Laois church re-opens after €0.6m refurbishment

St. Patrick’s Church in Ballyroan, Co. Laois, has been reopened after refurbishment costing €600,000.

Kildare and Leighlin diocesan administrator Monsignor Brendan Byrne, along with PP Fr Ger Ahern and Fr Patrick Kehoe concelebrated the service of rededication.  

The church has been the place of worship for the people of Ballyroan for 170 years, with minor adjustments made internally in 1988 to comply with liturgical requirements arising from the Second Vatican Council. 

A survey of the church two years ago recommended substantial renovations and re-ordering and work began last September with Mountmellick firm Garoon Construction Ltd. as chief contractor.  

The original stained glass windows have been cleaned and re-leaded, a complete internal re-ordering and refurbishment of the building was undertaken and the church’s pipe organ was restored.
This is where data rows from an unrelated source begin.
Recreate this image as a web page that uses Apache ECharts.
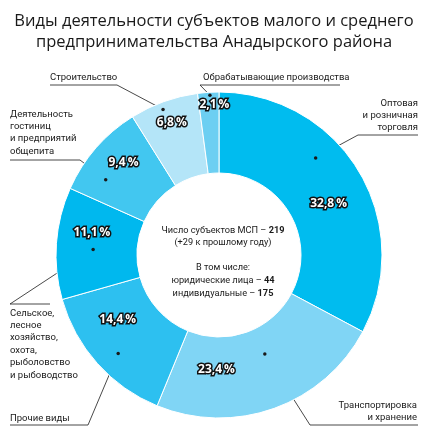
<!DOCTYPE html>
<html>
<head>
<meta charset="utf-8">
<script src="https://cdn.jsdelivr.net/npm/echarts@6/dist/echarts.min.js"></script>
<style>
html, body { margin: 0; padding: 0; background: #fff; }
#chart { width: 428px; height: 433px; }
</style>
</head>
<body>
<div id="chart"></div>
<script>
var categories = [
	'Оптовая\nи розничная\nторговля',
	'Транспортировка\nи хранение',
	'Прочие виды',
	'Сельское,\nлесное\nхозяйство,\nохота,\nрыболовство\nи рыбоводство',
	'Деятельность\nгостиниц\nи предприятий\nобщепита',
	'Строительство',
	'Обрабатывающие производства'
];
var shares = [32.8, 23.4, 14.4, 11.1, 9.4, 6.8, 2.1];
var totalCount = 219, countGrowth = 29, legalEntities = 44, individuals = 175;

var colors = ['#00bcef', '#80d5f5', '#2dc0f0', '#00b8ee', '#42c7f0', '#b4e5f8', '#6ccff2'];

var CX = 219, CY = 255, R0 = 82, R1 = 163;

// percent text spot: [fraction along the slice, radius]
var pctSpot = [[0.55, 121], [0.75, 115], [0.68, 120], [0.65, 129], [0.59, 133], [0.51, 141], [0.77, 150]];
// leader dot inside the slice
var dotSpot = [[0.38, 137], [0.44, 109], [0.45, 141], [0.46, 126], [0.28, 136], [0.45, 156], [0.57, 160]];
// callout text anchor, underline [x1, x2, y], corner = which end the leader bends at
var callouts = [
	{ x: 418, y: 97, align: 'right', line: [358, 418, 135], corner: 0 },
	{ x: 417, y: 399, align: 'right', line: [310, 418, 425], corner: 0 },
	{ x: 10, y: 412, align: 'left', line: [10, 88, 425], corner: 1 },
	{ x: 10, y: 307, align: 'left', line: [10, 50, 304], corner: 0 },
	{ x: 10, y: 108, align: 'left', line: [10, 80, 160], corner: 1 },
	{ x: 50, y: 71, align: 'left', line: [50, 117, 85], corner: 1 },
	{ x: 203, y: 71, align: 'left', line: [200, 340, 85], corner: 0 }
];

var total = 0, starts = [];
shares.forEach(function (v) { starts.push(total); total += v; });

function polarPoint(i, spot) {
	return [spot[1], starts[i] + spot[0] * shares[i]];
}
function toPixel(p) {
	var a = p[1] / total * Math.PI * 2;
	return [CX + p[0] * Math.sin(a), CY - p[0] * Math.cos(a)];
}
function fmt(v) {
	return v.toFixed(1).replace('.', ',') + '\u2009%';
}

var chart = echarts.init(document.getElementById('chart'));

var option = {
	animation: false,
	title: [{
		text: 'Виды деятельности субъектов малого и среднего\nпредпринимательства Анадырского района',
		left: 'center',
		top: 6,
		textStyle: { fontFamily: 'Open Sans', fontWeight: 'normal', fontSize: 16.5, lineHeight: 21, color: '#1a1a1a' }
	}, {
		text: '{a|Число субъектов МСП – }{b|' + totalCount + '}\n{a|(+' + countGrowth + ' к прошлому году)}\n{a| }\n' +
			'{a|В том числе:}\n{a|юридические лица – }{b|' + legalEntities + '}\n{a|индивидуальные – }{b|' + individuals + '}',
		left: 218,
		top: 219,
		textAlign: 'center',
		textStyle: {
			fontWeight: 'normal',
			lineHeight: 12.6,
			rich: {
				a: { fontFamily: 'Roboto', fontSize: 9.2, fontWeight: 'normal', lineHeight: 12.6, color: '#1a1a1a' },
				b: { fontFamily: 'Roboto', fontSize: 9.2, fontWeight: 'bold', lineHeight: 12.6, color: '#1a1a1a' }
			}
		}
	}],
	polar: { center: [CX, CY], radius: R1 },
	angleAxis: { type: 'value', min: 0, max: total, startAngle: 90, clockwise: true, show: false },
	radiusAxis: { type: 'value', min: 0, max: R1, show: false },
	series: [{
		type: 'pie',
		center: [CX, CY],
		radius: [R0, R1],
		startAngle: 90,
		clockwise: true,
		avoidLabelOverlap: false,
		silent: true,
		itemStyle: { borderColor: '#fff', borderWidth: 1 },
		label: {
			show: true,
			position: 'outside',
			fontFamily: 'Roboto',
			fontSize: 9.5,
			lineHeight: 12.4,
			color: '#1a1a1a'
		},
		labelLine: { show: true, lineStyle: { color: '#1a1a1a', width: 0.8 } },
		labelLayout: function (params) {
			var i = params.dataIndex, c = callouts[i];
			var dot = toPixel(polarPoint(i, dotSpot[i]));
			return {
				x: c.x,
				y: c.y,
				align: c.align,
				verticalAlign: 'top',
				labelLinePoints: [dot, [c.line[c.corner], c.line[2]], [c.line[1 - c.corner], c.line[2]]]
			};
		},
		data: categories.map(function (name, i) {
			return { name: name, value: shares[i], itemStyle: { color: colors[i] } };
		})
	}, {
		type: 'scatter',
		coordinateSystem: 'polar',
		silent: true,
		symbolSize: 3.5,
		itemStyle: { color: '#1a1a1a', opacity: 1 },
		z: 5,
		data: shares.map(function (v, i) { return polarPoint(i, dotSpot[i]); })
	}, {
		type: 'scatter',
		coordinateSystem: 'polar',
		silent: true,
		symbolSize: 0.1,
		itemStyle: { color: 'transparent', opacity: 1 },
		z: 6,
		label: {
			show: true,
			position: 'inside',
			formatter: function (p) { return fmt(shares[p.dataIndex]); },
			fontFamily: 'Open Sans',
			fontWeight: 'bold',
			fontSize: 12,
			color: '#fff',
			textBorderColor: '#111',
			textBorderWidth: 3
		},
		data: shares.map(function (v, i) { return polarPoint(i, pctSpot[i]); })
	}]
};

chart.setOption(option);
</script>
</body>
</html>
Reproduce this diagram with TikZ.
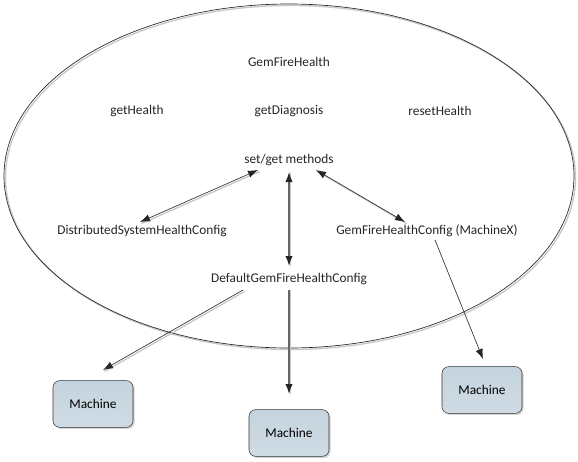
\documentclass[tikz,border=0pt]{standalone}
\usepackage{fontspec}
\setmainfont{Carlito}
\usetikzlibrary{arrows.meta, shadows, positioning}
\definecolor{boxfill}{HTML}{C4D3DE}
\definecolor{shadowgray}{HTML}{C8C8C8}

\tikzset{
    label/.style={font=\fontsize{10}{12}\selectfont, text=black!85, inner sep=1pt},
    machine/.style={draw=black!80, top color=boxfill, bottom color=boxfill!80!white, rounded corners=5pt,
        minimum width=60pt, minimum height=35pt, font=\fontsize{10}{12}\selectfont,
        drop shadow={shadow xshift=1.2pt, shadow yshift=-1.2pt, fill=black!35}},
    link/.style={draw=black!80, line width=0.5pt, -{Latex[length=7.5pt,width=5.5pt,color=black!85]}},
    biglink/.style={link, {Latex[length=7.5pt,width=5.5pt,color=black!85]}-{Latex[length=7.5pt,width=5.5pt,color=black!85]}},
    shade/.style={draw=shadowgray, line width=1pt}
}

\begin{document}
\begin{tikzpicture}[x=0.75pt, y=-0.75pt]
    \useasboundingbox (0,0) rectangle (578,461);

    % Ellipse with shadow
    \draw[shade] (290.5,177.5) ellipse (285 and 172);
    \draw[black!85, line width=0.5pt] (289,176) ellipse (285 and 172);

    % Texts inside the ellipse
    \node[label] (health) at (289,62) {GemFireHealth};
    \node[label] (gethealth) at (137,111) {getHealth};
    \node[label] (getdiag) at (289,111) {getDiagnosis};
    \node[label] (reset) at (440,111) {resetHealth};
    \node[label] (setget) at (289,160) {set/get methods};
    \node[label] (dist) at (142,231) {DistributedSystemHealthConfig};
    \node[label] (machx) at (427,231) {GemFireHealthConfig (MachineX)};
    \node[label] (default) at (289,279) {DefaultGemFireHealthConfig};

    % Machines
    \node[machine] (m1) at (93,404) {Machine};
    \node[machine] (m2) at (289,433) {Machine};
    \node[machine] (m3) at (482,390) {Machine};

    % Coordinates for the arrow ends
    \coordinate (sgl) at (258,170);
    \coordinate (sgr) at (316,170);
    \coordinate (sgc) at (289,172);
    \coordinate (distt) at (140,222);
    \coordinate (machxt) at (405,222);
    \coordinate (deft) at (289,266);
    \coordinate (defl) at (243,290);
    \coordinate (defc) at (289,290);
    \coordinate (machxb) at (435,240);
    \coordinate (m1t) at (103,370);
    \coordinate (m2t) at (289,394);
    \coordinate (m3t) at (483,359);

    % Shadows of the arrows
    \draw[shade] ([shift={(1.5,1.5)}]sgl) -- ([shift={(1.5,1.5)}]distt);
    \draw[shade] ([shift={(1.5,1.5)}]sgr) -- ([shift={(1.5,1.5)}]machxt);
    \draw[shade] ([shift={(1.5,0)}]sgc) -- ([shift={(1.5,0)}]deft);
    \draw[shade] ([shift={(1.5,1.5)}]defl) -- ([shift={(1.5,1.5)}]m1t);
    \draw[shade] ([shift={(1.5,0)}]defc) -- ([shift={(1.5,0)}]m2t);

    % Arrows
    \draw[biglink] (sgl) -- (distt);
    \draw[biglink] (sgr) -- (machxt);
    \draw[biglink, draw=black!60, line width=1pt] (sgc) -- (deft);
    \draw[link] (defl) -- (m1t);
    \draw[link, draw=black!60, line width=1pt] (defc) -- (m2t);
    \draw[link] (machxb) -- (m3t);
\end{tikzpicture}
\end{document}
“It’s an old church and while it’s modern in design, we kept the sense of old,” said Fr Ahern.
Re-leading the windows was, he remarked, a “huge amount of work, because each piece had to be removed individually.”  

Fr Ahern said he was confident weekly collections, a parish lotto and other small fund-raising events would pay the parish’s outstanding debts on the project in a few years and remarked, “The people of Ballyroan have risen to the occasion.”

“It has been a place of worship for the people of Ballyroan for 170 years and I pray that it will continue to be,” he went on, saying he hoped the revamp of the church would “bring a renewal of faith.”

The parish’s initial plans ran into heavy weather last year with the planners and they had to go back to drawing board but managed to get it back on track.  

The church is a listed building and the project was delayed by concerns of Department of the Environment (DoE) officials that the original plans submitted by Ballyroan “would involve unnecessary loss and disturbance of the historic fabric" of the 170-year old church. 

Laois County Council had approved the parish’s plans to re-point the church’s bell tower, install a new altar, restore the windows and re-locate the baptismal fount, but imposed conditions on how the work should be carried out.

DoE officials went further and said that cleaning and re-pointing the church’s stonework could cause "irreversible damage" if it were not properly done and warned that damp–proofing could be  destructive to the character of the building.  

They also criticised proposals to remove the church’s stain glass windows for restoration, to lower the chancel floor, and relocate mosaic flooring.

The parish had to provide reassurance on these issues before its plans were given the green light.